When democracies make nice with dictators, the world’s worst regimes get away with murder.
Illustration by Nenad Jakesevic for FP
The civilized world is in peril. Hezbollah, Iran,
and North Korea continue to exist with minimal accountability for the
danger they pose. Terrorists and dictators are welcomed to the arena of
polite diplomacy, despite their total contempt, even hatred, for what
Western civilization represents. Engagement and appeasement are failing
as they always have. Today, a new framework is required to replace the
old structures and agreements that dictate global diplomacy. I do not
refer to reforming the United Nations. It is now so outdated that
suggestions to reform it are themselves past their time. The United
Nations was formed to freeze a crisis—the Cold War—not to solve crises.
Our war today is a hot one, and it is not about territory, ideology, or
commerce. It is about the value of human life. The world needs a new
organization based on a global Magna Carta, a declaration of
inalienable human rights that all member nations must recognize.
Without guiding standards, we are being dragged down to the lowest
common denominator. Communism was defeated not by moral relativism and
long meetings but by an opposition possessing firm and unabashed moral
leadership, combined with the increasing superiority of the West’s
technology and standard of living.
My matches against generations of chess computers made it painfully
clear to me that the march of technology cannot be stopped.
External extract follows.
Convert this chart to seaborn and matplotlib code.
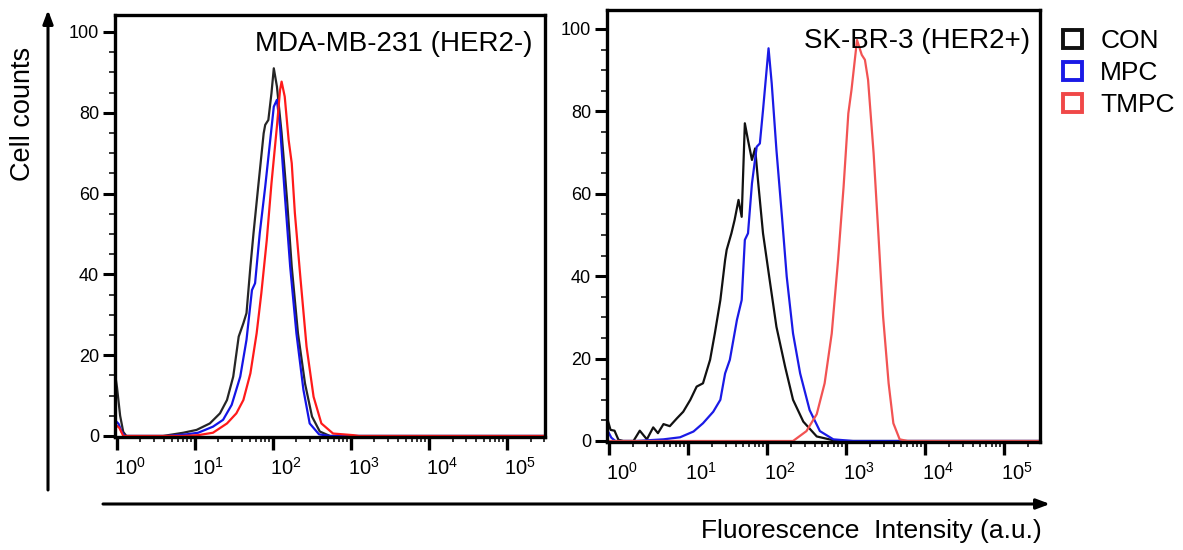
import numpy as np
import pandas as pd
import matplotlib
matplotlib.use("Agg")
import matplotlib.pyplot as plt
import matplotlib.ticker as mticker
from matplotlib.patches import Patch, FancyArrowPatch
from matplotlib.transforms import ScaledTranslation
import seaborn as sns

groups = ["CON", "MPC", "TMPC"]
decades = [0, 1, 2, 3, 4, 5]

# MDA-MB-231 (HER2-): x = log10 fluorescence, y = cell counts
mda_con_x = [-0.03, 0.00, 0.04, 0.08, 0.12, 0.59, 0.85, 1.02, 1.19, 1.32, 1.41, 1.49, 1.56, 1.62, 1.66,
             1.71, 1.75, 1.81, 1.88, 1.90, 1.94, 1.98, 2.01, 2.05, 2.11, 2.18, 2.24, 2.32, 2.41, 2.50,
             2.60, 2.73, 5.6]
mda_con_y = [16, 12, 5, 1, 0, 0, 0.8, 1.5, 3.1, 5.6, 8.9, 14.7, 24.6, 27.9, 30.4,
             41.9, 50.2, 61.7, 74.9, 77, 78.2, 84.8, 91, 86.5, 75, 58.4, 41.9, 25.4, 13, 4.8,
             1.1, 0, 0]
mda_mpc_x = [-0.03, 0.02, 0.06, 0.10, 0.64, 0.89, 1.04, 1.23, 1.36, 1.47, 1.58, 1.66, 1.73, 1.77,
             1.83, 1.90, 1.96, 2.01, 2.05, 2.09, 2.15, 2.22, 2.30, 2.39, 2.47, 2.59, 2.73, 5.6]
mda_mpc_y = [4, 3, 1, 0, 0, 0.4, 0.8, 2.3, 4, 7.7, 14.7, 23.8, 36.1, 37.8,
             50.2, 61.7, 72.5, 81.5, 83.2, 76.6, 60, 41.9, 25.4, 11.4, 3.1, 0.4, 0, 0]
mda_tmpc_x = [-0.03, 0.03, 0.08, 0.85, 1.04, 1.23, 1.41, 1.53, 1.62, 1.71, 1.79, 1.85, 1.92, 1.98,
              2.05, 2.09, 2.11, 2.15, 2.20, 2.24, 2.28, 2.35, 2.43, 2.52, 2.62, 2.77, 3.03, 3.10, 5.6]
mda_tmpc_y = [3, 2, 0, 0, 0.2, 0.8, 3.1, 5.6, 8.9, 15.5, 25.4, 35.3, 48.5, 62.5,
              76.6, 85.6, 87.7, 84, 73.3, 67.5, 55.2, 39.4, 22.1, 9.7, 3.1, 0.6, 0.2, 0, 0]

# SK-BR-3 (HER2+)
sk_con_x = [-0.03, 0.02, 0.07, 0.12, 0.18, 0.31, 0.39, 0.48, 0.56, 0.62, 0.69, 0.77, 0.86, 0.94,
            1.03, 1.11, 1.19, 1.28, 1.34, 1.41, 1.47, 1.49, 1.55, 1.59, 1.64, 1.68, 1.72, 1.76,
            1.81, 1.85, 1.89, 1.95, 2.04, 2.12, 2.23, 2.33, 2.46, 2.63, 2.88, 5.6]
sk_con_y = [6, 2.7, 2.5, 0.3, 0, 0, 2.5, 0.4, 3.3, 1.9, 4.1, 3.6, 5.5, 7.1,
            10, 13.2, 14, 19.7, 26.1, 34.2, 43.9, 46.4, 50.4, 53.6, 58.5, 54.4, 77.1, 73,
            68.2, 71, 62.5, 50.4, 38.3, 27.7, 18, 10, 4.7, 1.1, 0, 0]
sk_mpc_x = [-0.03, 0.03, 0.08, 0.34, 0.69, 0.90, 1.07, 1.19, 1.32, 1.41, 1.47, 1.53, 1.62, 1.68,
            1.72, 1.76, 1.81, 1.87, 1.91, 1.95, 2.02, 2.06, 2.12, 2.19, 2.25, 2.33, 2.42, 2.54,
            2.67, 2.84, 3.09, 5.6]
sk_mpc_y = [3, 0.8, 0, 0, 0.4, 0.9, 2.3, 4.3, 7.1, 10, 16.4, 19.7, 29.4, 34.2,
            48.8, 50.4, 62.5, 71.4, 72.2, 80.3, 95.3, 86.8, 70.6, 54.4, 39.9, 26.1, 16.4, 7.5,
            2.4, 0.4, 0, 0]
sk_tmpc_x = [-0.03, 2.33, 2.50, 2.63, 2.73, 2.82, 2.90, 2.97, 3.03, 3.07, 3.14, 3.20, 3.24, 3.28,
             3.35, 3.41, 3.47, 3.54, 3.60, 3.68, 3.78, 5.6]
sk_tmpc_y = [0, 0, 2.4, 6.5, 14, 26.1, 43.9, 61.7, 79.5, 85.2, 97.3, 93.7, 92.5, 87.6,
             69.8, 50.4, 30.2, 14, 4.3, 0.4, 0, 0]

pal_left = {"CON": "#262626", "MPC": "#1414e6", "TMPC": "#ff1a1a"}
pal_right = {"CON": "#111111", "MPC": "#1a1ae6", "TMPC": "#f25353"}
legend_colors = ["#111111", "#1a1ae6", "#f04848"]


def panel_frame(series):
    parts = []
    for name, (lx, cnt) in zip(groups, series):
        parts.append(pd.DataFrame({"intensity": np.power(10.0, lx), "count": cnt, "group": name}))
    return pd.concat(parts, ignore_index=True)


sns.set_style("ticks")
plt.rcParams["font.family"] = ["Liberation Sans", "DejaVu Sans"]
plt.rcParams["mathtext.default"] = "regular"
for key in ["text.color", "axes.labelcolor", "xtick.color", "ytick.color", "axes.edgecolor"]:
    plt.rcParams[key] = "black"

fig = plt.figure(figsize=(11.83, 5.5), dpi=100)
ax_l = fig.add_axes([0.0972, 0.2055, 0.3635, 0.7673])
ax_r = fig.add_axes([0.5131, 0.1964, 0.3660, 0.7855])

panels = [
    (ax_l, panel_frame([(mda_con_x, mda_con_y), (mda_mpc_x, mda_mpc_y), (mda_tmpc_x, mda_tmpc_y)]),
     pal_left, "MDA-MB-231 (HER2-)", (-0.026, 5.487), (-0.25, 104.2), 0.972, 0.962),
    (ax_r, panel_frame([(sk_con_x, sk_con_y), (sk_mpc_x, sk_mpc_y), (sk_tmpc_x, sk_tmpc_y)]),
     pal_right, "SK-BR-3 (HER2+)", (-0.025, 5.456), (-0.24, 104.6), 0.977, 0.958),
]

for ax, df, pal, title, xl, yl, tx, ty in panels:
    sns.lineplot(data=df, x="intensity", y="count", hue="group", palette=pal,
                 estimator=None, sort=False, linewidth=1.6, legend=False, ax=ax)
    ax.set_xscale("log")
    ax.set_xlim(10 ** xl[0], 10 ** xl[1])
    ax.set_ylim(*yl)
    ax.set_xlabel("")
    ax.set_ylabel("")
    for sp in ax.spines.values():
        sp.set_linewidth(2.4)
        sp.set_color("black")
        sp.set_zorder(5)

    ax.xaxis.set_major_locator(mticker.FixedLocator([10.0 ** d for d in decades]))
    ax.xaxis.set_major_formatter(mticker.FixedFormatter([r"$10^{%d}$" % d for d in decades]))
    ax.xaxis.set_minor_locator(mticker.LogLocator(base=10, subs=np.arange(2, 10), numticks=20))
    ax.xaxis.set_minor_formatter(mticker.NullFormatter())
    ax.yaxis.set_major_locator(mticker.MultipleLocator(20))
    ax.yaxis.set_minor_locator(mticker.MultipleLocator(5))

    ax.tick_params(axis="x", which="major", direction="out", length=9.5, width=2.4,
                   labelsize=14.5, pad=5)
    ax.tick_params(axis="x", which="minor", direction="out", length=3.5, width=1.1)
    ax.tick_params(axis="y", which="major", direction="out", length=8.5, width=2.2,
                   labelsize=13, pad=3)
    ax.tick_params(axis="y", which="minor", direction="out", length=4.5, width=1.1)

    for lab in ax.get_xticklabels():
        lab.set_transform(lab.get_transform() + ScaledTranslation(0.13, 0, fig.dpi_scale_trans))

    ax.text(tx, ty, title, transform=ax.transAxes, ha="right", va="top", fontsize=20)

handles = [Patch(facecolor="white", edgecolor=c, linewidth=2.8) for c in legend_colors]
fig.legend(handles, groups, loc="upper left", bbox_to_anchor=(1058 / 1183, 1 - 24 / 550),
           frameon=False, fontsize=19, handlelength=0.7, handleheight=0.7,
           handletextpad=0.7, labelspacing=0.3, borderaxespad=0, borderpad=0.2)

# long axis arrows
fig.add_artist(FancyArrowPatch(
    (48 / 1183, 1 - 490 / 550), (48 / 1183, 1 - 10 / 550), transform=fig.transFigure,
    arrowstyle="-|>,head_length=8,head_width=3", linewidth=2.2, color="black",
    shrinkA=0, shrinkB=0))
fig.add_artist(FancyArrowPatch(
    (103 / 1183, 1 - 504 / 550), (1050 / 1183, 1 - 504 / 550), transform=fig.transFigure,
    arrowstyle="-|>,head_length=8,head_width=3", linewidth=2.2, color="black",
    shrinkA=0, shrinkB=0))

fig.text(23 / 1183, 1 - 114 / 550, "Cell counts", rotation=90, ha="center", va="center",
         fontsize=19.5)
fig.text(871 / 1183, 1 - 538 / 550, "Fluorescence  Intensity (a.u.)", ha="center",
         va="baseline", fontsize=19)

fig.savefig("out.png", dpi=100)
The lucky
moment we have inhabited, in which weapons of mass destruction (WMD)
are prohibitively expensive and difficult to manufacture, is rapidly
coming to an end. There is no single solution to prevent the
proliferation of terror and WMD, but we must take the first step and
recognize that no solution is possible with our current mechanisms.
Right now, nations that talk democracy make dirty little secret deals
with strategic allies who have no use for democratic values. These
double standards must end. A united front of strict and strategic
sanctions and aid packages is necessary for carrot-stick incentives to
work. United military intervention to protect human lives must also be
kept on the table. The values enshrined in a new Magna Carta must be
defended as if they were borders, for that is exactly what they are.
Nations that value democracy and human life now control the greater
part of the world’s resources as well as its military power. If they
band together and refuse to coddle the rogue regimes and sponsors of
terror, their authority will be irresistible. Their combined wealth can
fund new technologies to cure their oil addiction, which currently
empowers a preponderance of terrorists and dictators.
The goal with such a compact is not to build walls to isolate the
millions of people living under authoritarian rule. Instead, it is to
provide real leadership by example as well as concrete incentives to
respect human rights. Look at the speed with which the incentive of
joining the European Union has spurred dramatic reforms throughout
Eastern Europe. This model should be replicated on a global scale.
In his famous 1946 speech in Fulton, Missouri, Winston Churchill warned
that the newly established United Nations must be “a force for action,
and not merely a frothing of words.” We can see today that his warnings
went unheeded. The so-called leaders of the free world talk about
promoting democracy while treating the leaders of the world’s most
autocratic regimes as equals. A global Magna Carta would forbid this
hypocrisy and provide a powerful inducement for reform. The policies of
engagement have failed on every level in every quarter of the world. It
is well past time to recognize this failure and to try a new path.